Some baseball executives, including Houston Astros owner Jim Crane, have attributed MLB’s recent free agency slowdown to the rise of predictive analytics that have made many MLB front offices reluctant to shell out lucrative long-term deals to players whose production could decline as they age. But the sudden spending cooldown may have more to do with the way franchises are earning revenue, according to Stephen Walters, an economics professor at Loyola University in Maryland and consultant to multiple MLB teams.
“I think it's because an increasing share of industry revenue is being generated 'nationally' rather than ‘locally,'” Walters told FOX Business. “For example, every team gets its 1/30th share of the loot from the national TV contracts and web-based media whether they win 65 games or 95 games. So when those mid-tier players are on the market, teams will ask whether the extra wins they might add will really generate much added local revenue from tickets and concessions or not.”
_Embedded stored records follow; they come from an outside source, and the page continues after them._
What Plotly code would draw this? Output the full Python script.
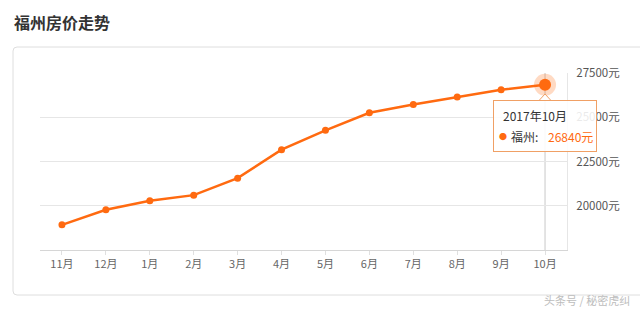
import plotly.graph_objects as go

months = ["11月", "12月", "1月", "2月", "3月", "4月", "5月", "6月", "7月", "8月", "9月", "10月"]
prices = [18920, 19770, 20280, 20600, 21560, 23170, 24260, 25250, 25720, 26150, 26550, 26840]
y_ticks = [20000, 22500, 25000, 27500]
y_ticktext = [f"{v}元" for v in y_ticks]
city = "福州"
title = "福州房价走势"
tooltip_date = "2017年10月"

W, H = 640, 311
L, R, T, B = 40, 73, 73, 61
pw, ph = W - L - R, H - T - B

def px(x):
    return (x - L) / pw

def py(y):
    return (H - B - y) / ph

ORANGE = "#ff6a10"
FONT = "Noto Sans CJK SC"

fig = go.Figure()

fig.add_trace(go.Scatter(
    x=months, y=prices, mode="lines+markers",
    line=dict(color=ORANGE, width=2.5),
    marker=dict(color=ORANGE, size=7),
    hoverinfo="skip", showlegend=False,
))
fig.add_trace(go.Scatter(
    x=[months[-1]], y=[prices[-1]], mode="markers",
    marker=dict(color="rgba(255,106,16,0.25)", size=22),
    hoverinfo="skip", showlegend=False,
))
fig.add_trace(go.Scatter(
    x=[months[-1]], y=[prices[-1]], mode="markers",
    marker=dict(color=ORANGE, size=12),
    hoverinfo="skip", showlegend=False,
))

# card (rounded)
x0, x1 = px(13), px(650)
y0, y1 = py(295), py(47)
rx, ry = 4 / pw, 4 / ph
path = (f"M {x0+rx},{y1} L {x1},{y1} L {x1},{y0} L {x0+rx},{y0} "
        f"Q {x0},{y0} {x0},{y0+ry} L {x0},{y1-ry} Q {x0},{y1} {x0+rx},{y1} Z")
fig.add_shape(type="path", xref="paper", yref="paper", path=path,
              line=dict(color="#dedede", width=1), fillcolor="white", layer="below")

# crosshair
fig.add_shape(type="line", xref="x", yref="paper", x0=months[-1], x1=months[-1], y0=0, y1=1,
              line=dict(color="#c8c8c8", width=1), layer="below")

# tooltip box
BORDER = "#f0a065"
fig.add_annotation(
    x=months[-1], y=prices[-1], xref="x", yref="y",
    xanchor="center", yanchor="top", yshift=-15, showarrow=False,
    text=" ", width=90, height=38,
    bgcolor="rgba(255,255,255,0.88)", bordercolor=BORDER, borderwidth=1, borderpad=6,
)
# caret (small notch on top of the tooltip)
cx = px(545)
fig.add_shape(
    type="path", xref="paper", yref="paper",
    path=f"M {px(539)},{py(100.5)} L {cx},{py(94)} L {px(551)},{py(100.5)}",
    line=dict(color=BORDER, width=1), fillcolor="white", layer="above",
)
# tooltip texts
fig.add_annotation(
    x=months[-1], y=prices[-1], xref="x", yref="y",
    xanchor="left", yanchor="middle", xshift=-44, yshift=-31, showarrow=False,
    text=tooltip_date, font=dict(family=FONT, size=12, color="#333"),
)
fig.add_annotation(
    x=months[-1], y=prices[-1], xref="x", yref="y",
    xanchor="center", yanchor="middle", xshift=-42, yshift=-52, showarrow=False,
    text="●", font=dict(family=FONT, size=8, color=ORANGE),
)
fig.add_annotation(
    x=months[-1], y=prices[-1], xref="x", yref="y",
    xanchor="left", yanchor="middle", xshift=-36, yshift=-52, showarrow=False,
    text=f"{city}:", font=dict(family=FONT, size=12, color="#333"),
)
fig.add_annotation(
    x=months[-1], y=prices[-1], xref="x", yref="y",
    xanchor="left", yanchor="middle", xshift=1, yshift=-52, showarrow=False,
    text=f"{prices[-1]}元", font=dict(family=FONT, size=12, color=ORANGE),
)

# title
fig.add_annotation(
    x=px(12), y=py(22), xref="paper", yref="paper", xanchor="left", yanchor="middle",
    showarrow=False, text=f"<b>{title}</b>",
    font=dict(family=FONT, size=16, color="#333"),
)
# watermark
fig.add_annotation(
    x=px(632), y=py(300), xref="paper", yref="paper", xanchor="right", yanchor="middle",
    showarrow=False, text="头条号 / 秘密虎纠",
    font=dict(family=FONT, size=11, color="#bdbdbd"),
)

fig.update_layout(
    width=W, height=H, margin=dict(l=L, r=R, t=T, b=B),
    paper_bgcolor="white", plot_bgcolor="white",
    font=dict(family=FONT, size=11, color="#666"),
    xaxis=dict(
        type="category", range=[-0.5, len(months) - 0.5],
        showgrid=False, showline=True, linecolor="#d6d6d6", linewidth=1,
        ticks="outside", ticklen=4, tickcolor="#e0e0e0",
        tickfont=dict(family=FONT, size=11, color="#666"), zeroline=False,
    ),
    yaxis=dict(
        side="right", range=[17500, 27500],
        tickvals=y_ticks, ticktext=y_ticktext,
        showgrid=True, gridcolor="#e6e6e6", gridwidth=1,
        showline=True, linecolor="#e6e6e6", linewidth=1,
        ticks="outside", ticklen=6, tickcolor="rgba(0,0,0,0)",
        tickfont=dict(family=FONT, size=11.5, color="#555"), zeroline=False,
    ),
)

fig.write_html("out.html")
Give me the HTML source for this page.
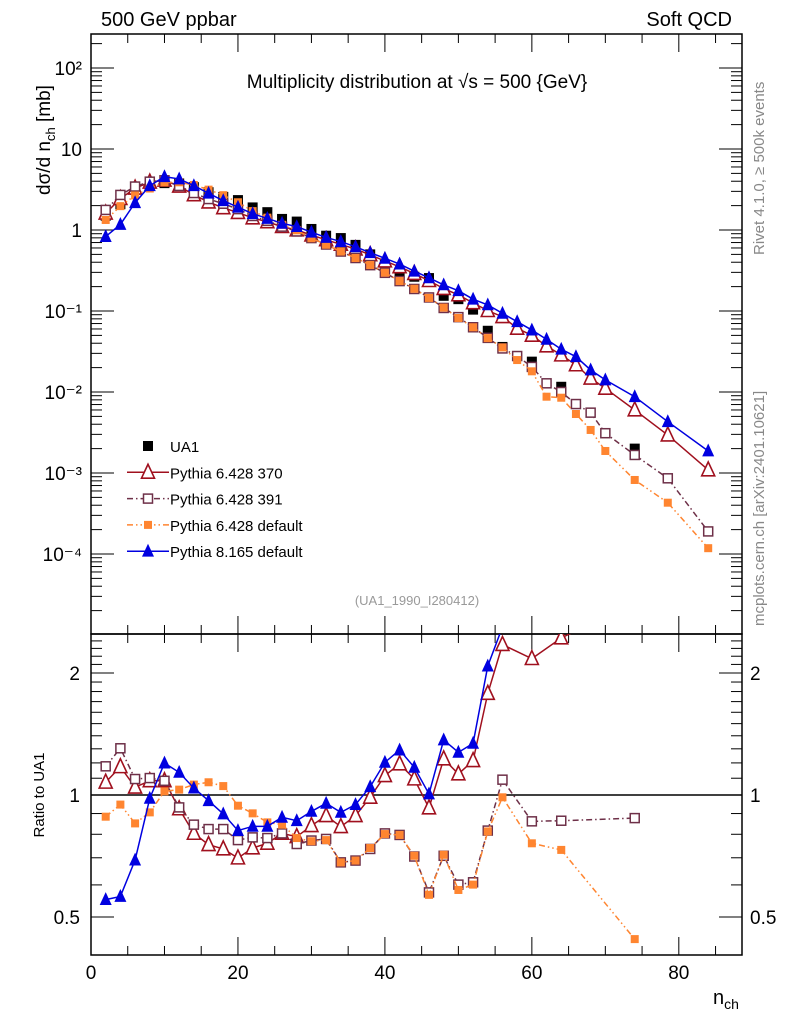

This offseason proved that MLB teams are still willing to pay top dollar for free agents who combine strong production on the field with established national awareness among fans. Trout’s $430 million contract extension with the Los Angeles Angels set a new record for professional sports, while Harper’s $330 million deal with the Philadelphia Phillies and Manny Machado’s $300 million contract with the San Diego Padres also upended the high end of the market.
Free-agent pitchers Craig Kimbrel (left) and Dallas Keuchel (Getty)
But Keuchel’s and Kimbrel’s continued unemployment highlights a growing trend in MLB free agency, where players capable of All-Star output are signing deals much later in the offseason, for much less money than the market previously suggested – or not signing deals at all. The trend led MLB Players Association Executive Director Tony Clark to accuse teams of a “two-year attack on free agency” in a fiery statement in February.
Crane, the Astros owner, said in January that he doesn’t expect many players to receive the long-term deals that once typified MLB free agency in the future.
“I think that teams are very focused on value, and some of the deals that have been thrown out with Harper and Machado I think are long-term deals,” Crane said, according to the New York Post. “I don’t think that you’ll see too many more 10-year deals in this business anymore because the analytics are so good and a lot of those deals never work.”
The state of free agency is expected to be a major point of debate as player union representatives and MLB officials debate terms of a new collective bargaining agreement when the current deal expires in 2021. In the meantime, mid-tier free agents will likely struggle to find deals befitting their perceived value.
“Unless a good-but-less-famous guy is the missing piece that will put a team across the threshold of a post-season slot, his market is likely to be a lot cooler: fewer bidders, lower prices,” Walters said.